Black Ribbon Day historically commemorates the anniversary of the infamous Molotov- Ribbentrop pact, a sinister partnership treaty between Nazi Germany and Soviet Russia that allowed each to violently and illegally seize the lands and peoples situated between them. Twenty-five years ago, Canada’s Central and Eastern European communities, by initiating Black Ribbon Day, were instrumental in bringing international attention and understanding of the plight of their heritage nations. This Canadian initiative organized demonstrations in 21 cities on both sides of the Iron Curtain.
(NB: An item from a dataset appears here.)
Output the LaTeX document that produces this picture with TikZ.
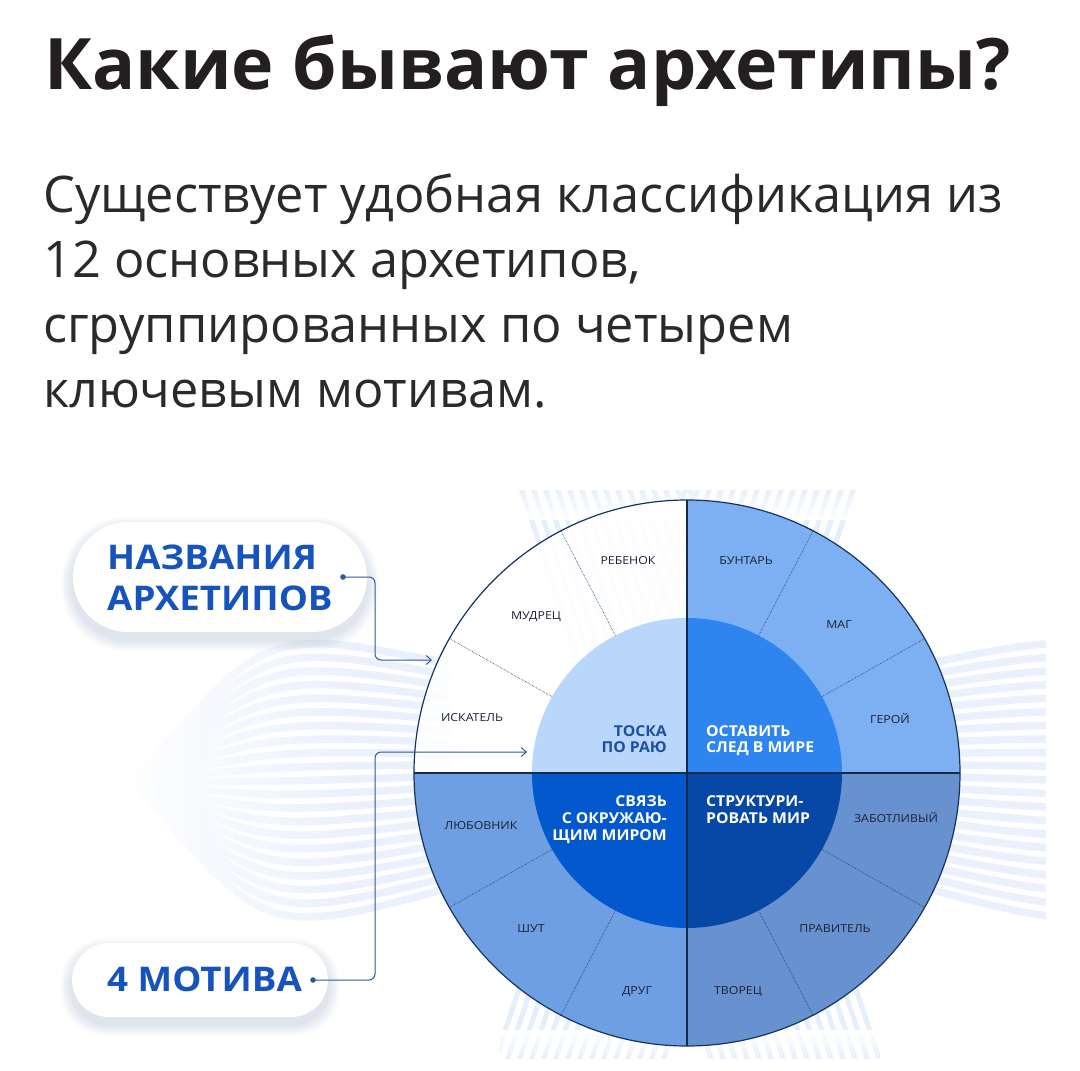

In 1989 close to 2 million people formed a human chain across the Baltic republics and by 1991, demonstrations were held in 56 cities on three continents.



Markus Hess

Resolution by the Parliament of Canada

By unanimous consent, it was resolved, —

(1) WHEREAS the Government of Canada has actively advocated for and continues to support the principles enshrined by the United Nations Universal Declaration on Human Rights and the United Nations General Assembly Resolution 260 (III) A of December 9, 1948;

(2) WHEREAS the extreme forms of totalitarian rule practiced by the Nazi and Communist dictatorships led to premeditated and vast crimes committed against millions of human beings and their basic and inalienable rights on a scale unseen before in history;

(3) WHEREAS hundreds of thousands of human beings, fleeing the Nazi and Soviet Communist crimes, sought and found refuge in Canada;

(4) WHEREAS the millions of Canadians of Eastern and Central European descent whose families have been directly affected by Nazi and/or Communist crimes have made unique and significant, cultural, economic, social and other contributions to help build the Canada we know today;

(5) WHEREAS 20 years after the fall of the totalitarian Communist regimes in Europe, knowledge among Canadians about the totalitarian regimes which terrorised their fellow citizens in Central and Eastern Europe for more than 40 years in the form of systematic and ruthless military, economic and political repression of the people by means of arbitrary executions, mass arrests, deportations, the suppression of free expression, private property and civil society and the destruction of cultural and moral identity and which deprived the vast majority of the peoples of Central and Eastern Europe of their basic human rights and dignity, separating them from the democratic world by means of the Iron Curtain and the Berlin Wall, is still alarmingly superficial and inadequate;

(6) WHEREAS Canadians were instrumental during the 1980’s in raising global awareness of crimes committed by European totalitarian Nazi and Communist regimes by founding an annual “Black Ribbon Day” on August 23, to commemorate the legal partnership of these two regimes through the infamous Molotov-Ribbentrop Pact and its secret protocols;

BE IT RESOLVED THAT every victim of any totalitarian regime has the same human dignity and deserves justice, remembrance and recognition by the Parliament and the Government of Canada, in efforts to ensure that such crimes and events are never again repeated;

BE IT FURTHER RESOLVED THAT the Parliament and the Government of Canada unequivocally condemn the crimes against humanity committed by totalitarian Nazi and Communist regimes and offer the victims of these crimes and their family members sympathy, understanding and recognition for their suffering;

BE IT FURTHER RESOLVED THAT the Government of Canada establish an annual Canadian Day of Remembrance for the victims of Nazi and Soviet Communist crimes on August 23, called “Black Ribbon Day”, to coincide with the anniversary of the signing of the infamous pact between the Nazi and Soviet Communist regimes.